= Task to carry out =
Set down, exactly as written, the lines from the top of the data to the line that holds "const wReissner = [13.50, 13.50];", and omit the pictures.

==== Recorded data ====

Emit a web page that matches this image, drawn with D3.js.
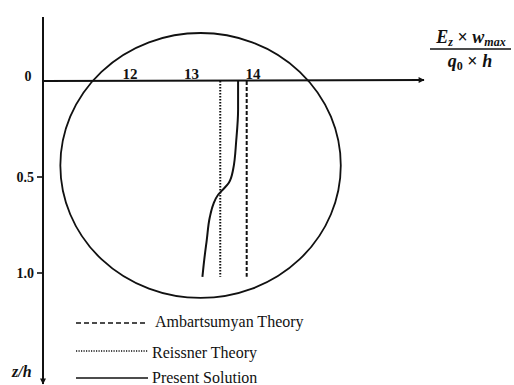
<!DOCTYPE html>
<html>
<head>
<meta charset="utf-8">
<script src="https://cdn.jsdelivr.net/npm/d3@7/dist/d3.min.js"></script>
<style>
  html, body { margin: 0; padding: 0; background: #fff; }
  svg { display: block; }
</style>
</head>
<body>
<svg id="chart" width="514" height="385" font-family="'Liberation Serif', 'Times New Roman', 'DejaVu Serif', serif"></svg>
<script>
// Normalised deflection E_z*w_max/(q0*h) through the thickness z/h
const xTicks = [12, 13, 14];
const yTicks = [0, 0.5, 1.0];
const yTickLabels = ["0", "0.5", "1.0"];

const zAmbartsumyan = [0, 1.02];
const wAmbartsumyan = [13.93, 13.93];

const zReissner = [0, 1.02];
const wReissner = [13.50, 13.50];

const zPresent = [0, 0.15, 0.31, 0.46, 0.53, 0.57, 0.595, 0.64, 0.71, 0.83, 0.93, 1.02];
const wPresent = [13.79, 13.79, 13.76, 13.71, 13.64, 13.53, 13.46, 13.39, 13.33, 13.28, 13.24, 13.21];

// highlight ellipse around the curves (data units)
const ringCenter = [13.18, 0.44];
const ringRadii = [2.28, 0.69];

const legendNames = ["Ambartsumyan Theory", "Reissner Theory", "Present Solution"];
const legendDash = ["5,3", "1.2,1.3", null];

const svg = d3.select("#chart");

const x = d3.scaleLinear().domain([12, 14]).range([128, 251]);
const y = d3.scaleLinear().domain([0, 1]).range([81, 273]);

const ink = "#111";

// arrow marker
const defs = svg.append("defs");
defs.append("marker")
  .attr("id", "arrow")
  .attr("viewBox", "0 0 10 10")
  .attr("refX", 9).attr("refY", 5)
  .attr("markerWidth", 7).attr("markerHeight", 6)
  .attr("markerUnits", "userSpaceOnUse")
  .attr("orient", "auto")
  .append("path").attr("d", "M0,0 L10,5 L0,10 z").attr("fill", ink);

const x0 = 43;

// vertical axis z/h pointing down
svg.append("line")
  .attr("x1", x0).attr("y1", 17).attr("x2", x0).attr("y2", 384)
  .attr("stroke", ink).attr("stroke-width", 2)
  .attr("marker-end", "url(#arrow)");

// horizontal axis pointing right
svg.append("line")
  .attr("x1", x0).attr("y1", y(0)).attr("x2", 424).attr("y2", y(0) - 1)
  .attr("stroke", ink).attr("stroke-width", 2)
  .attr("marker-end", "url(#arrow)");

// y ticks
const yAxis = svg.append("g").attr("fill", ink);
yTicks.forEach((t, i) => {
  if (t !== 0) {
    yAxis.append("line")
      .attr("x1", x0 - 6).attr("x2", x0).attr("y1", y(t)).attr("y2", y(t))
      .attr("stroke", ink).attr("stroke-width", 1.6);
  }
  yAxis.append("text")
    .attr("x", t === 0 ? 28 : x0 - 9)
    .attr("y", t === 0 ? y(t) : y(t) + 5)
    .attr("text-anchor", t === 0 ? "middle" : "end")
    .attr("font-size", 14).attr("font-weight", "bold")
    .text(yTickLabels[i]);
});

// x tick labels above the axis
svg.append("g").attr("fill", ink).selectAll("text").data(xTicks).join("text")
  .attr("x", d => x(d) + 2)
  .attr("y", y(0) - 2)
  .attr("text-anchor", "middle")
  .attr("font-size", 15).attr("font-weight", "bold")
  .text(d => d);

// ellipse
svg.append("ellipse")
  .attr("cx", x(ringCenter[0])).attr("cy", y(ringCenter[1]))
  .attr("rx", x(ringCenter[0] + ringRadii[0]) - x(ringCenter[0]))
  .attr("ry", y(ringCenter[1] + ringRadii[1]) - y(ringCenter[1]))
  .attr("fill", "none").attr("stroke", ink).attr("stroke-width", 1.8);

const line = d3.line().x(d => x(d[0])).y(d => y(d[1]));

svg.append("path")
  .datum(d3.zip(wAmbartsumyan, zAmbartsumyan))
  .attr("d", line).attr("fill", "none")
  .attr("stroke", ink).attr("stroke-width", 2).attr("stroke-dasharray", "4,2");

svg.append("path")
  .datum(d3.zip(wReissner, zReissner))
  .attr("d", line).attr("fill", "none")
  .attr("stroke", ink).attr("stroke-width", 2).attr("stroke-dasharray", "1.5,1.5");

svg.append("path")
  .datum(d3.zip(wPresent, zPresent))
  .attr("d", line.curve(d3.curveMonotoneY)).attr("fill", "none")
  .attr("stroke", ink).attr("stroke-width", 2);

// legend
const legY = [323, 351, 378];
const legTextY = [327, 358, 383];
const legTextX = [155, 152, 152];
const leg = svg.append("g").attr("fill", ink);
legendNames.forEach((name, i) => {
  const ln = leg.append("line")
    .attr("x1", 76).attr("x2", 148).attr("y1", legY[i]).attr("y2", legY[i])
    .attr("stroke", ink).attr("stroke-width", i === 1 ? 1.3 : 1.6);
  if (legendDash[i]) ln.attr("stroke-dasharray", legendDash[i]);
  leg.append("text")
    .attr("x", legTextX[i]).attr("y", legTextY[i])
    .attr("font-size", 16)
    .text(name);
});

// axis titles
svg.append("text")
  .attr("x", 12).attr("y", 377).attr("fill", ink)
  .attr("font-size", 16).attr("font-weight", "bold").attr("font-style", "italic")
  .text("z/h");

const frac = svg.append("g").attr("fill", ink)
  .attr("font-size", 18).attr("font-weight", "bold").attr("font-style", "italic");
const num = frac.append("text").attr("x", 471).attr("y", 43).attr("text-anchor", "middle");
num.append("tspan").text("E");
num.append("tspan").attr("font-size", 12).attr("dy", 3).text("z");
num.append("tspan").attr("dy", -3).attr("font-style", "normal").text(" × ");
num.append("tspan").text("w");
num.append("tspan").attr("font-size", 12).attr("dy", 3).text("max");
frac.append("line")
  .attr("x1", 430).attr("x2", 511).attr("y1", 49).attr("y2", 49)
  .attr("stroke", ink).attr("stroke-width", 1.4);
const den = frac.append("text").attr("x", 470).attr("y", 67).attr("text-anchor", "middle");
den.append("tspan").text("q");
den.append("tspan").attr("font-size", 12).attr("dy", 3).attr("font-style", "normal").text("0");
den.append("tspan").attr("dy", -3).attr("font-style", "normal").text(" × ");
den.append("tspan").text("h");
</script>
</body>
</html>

====

= The result =
Emit a web page that matches this image, drawn with D3.js.
<!DOCTYPE html>
<html>
<head>
<meta charset="utf-8">
<script src="https://cdn.jsdelivr.net/npm/d3@7/dist/d3.min.js"></script>
<style>
  html, body { margin: 0; padding: 0; background: #fff; }
  svg { display: block; }
</style>
</head>
<body>
<svg id="chart" width="514" height="385" font-family="'Liberation Serif', 'Times New Roman', 'DejaVu Serif', serif"></svg>
<script>
// Normalised deflection E_z*w_max/(q0*h) through the thickness z/h
const xTicks = [12, 13, 14];
const yTicks = [0, 0.5, 1.0];
const yTickLabels = ["0", "0.5", "1.0"];

const zAmbartsumyan = [0, 1.02];
const wAmbartsumyan = [13.93, 13.93];

const zReissner = [0, 1.02];
const wReissner = [13.50, 13.50];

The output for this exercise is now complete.